I hope you enjoyed Adam’s Auto Advice tips!  If you have a suggestion or comment about winterizing your vehicle  leave a comment below.  Keep warm this winter and please drive safely.  You never know what’s on the road, so be prepared.

What Brake Fluid Should & Should Definitely Not Look Like

About a week ago I bleed my brakes on my car, a ’96 Honda Accord.  On the right is the old, dirty, and pretty nasty brake fluid I had in my car.  On left is brand new clear, clean, and new brake fluid, which is how all brake fluid should look.  The difference in color is very clear.

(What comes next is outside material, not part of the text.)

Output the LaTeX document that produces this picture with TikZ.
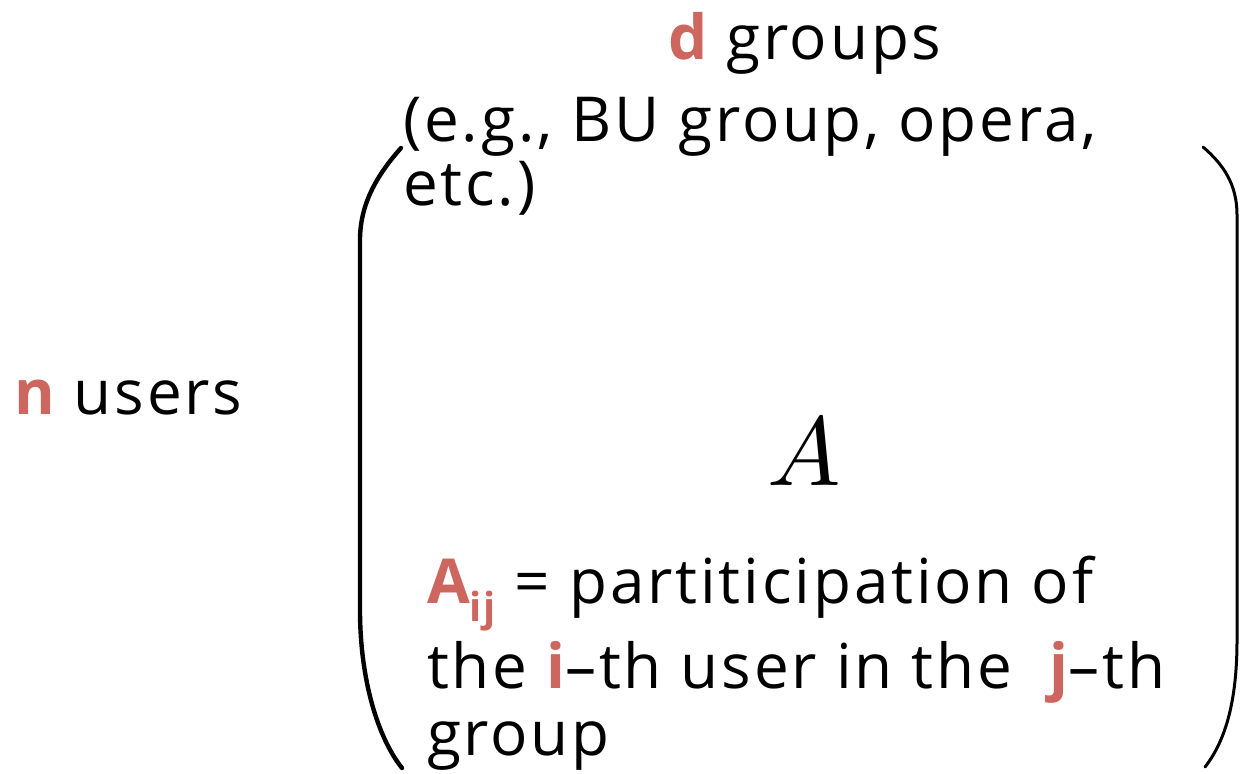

New Brake Fluid... Old Brake Fluid

The brake fluid I had in my car was obviously dirty, old, and black.  Did you know old brake fluid is a safety issue?  The reason is DOT 3 and DOT 4 brake fluid is hygroscopic, meaning it absorbs moisture.  Think of brake fluid like a sponge.  Overtime the fluid naturally absorbs moisture, which is why it must be changed.  Moisture exceeding 2% is considered excessive, and brand new brake fluid has about 1.5%-1.65% moisture.  Brake fluid is designed to have a high boiling point due to immense heat generated when braking.  Moisture causes the normal brake fluid boiling point to drop, which can lead to brake fade or failure in extreme cases.

Contaminated brake fluid can also potentially affect the performance of your brakes and damage parts.  All that dirt and moisture was moving through the brake lines, calipers, and wheel cylinders.  When the dirty brake fluid was going through the ABS Actuator, delicate solenoids and motors can behave unpredictably.  (My brakes work much better now that I flushed my brake system.)

It is easy to tell when your brake fluid is dirty, but how can you tell when you brake fluid has moisture?   There are specialized strips to test the moisture content in your brake fluid, but no shop I have seen uses them.  They will usually see people with brake fluid pictured on the right, and just recommend a brake flush.  You could buy these strips in an auto parts store if you are curios to know.

Most manufacturers recommending flushing your system of old brake fluid and replacing it every 30,000 miles or 2 years.  I think this is a good rule of thumb and should keep your vehicles brakes working well.

I thought this would serve as a good lesson.  Hopefully you will change your brake fluid and not let it get this dirty!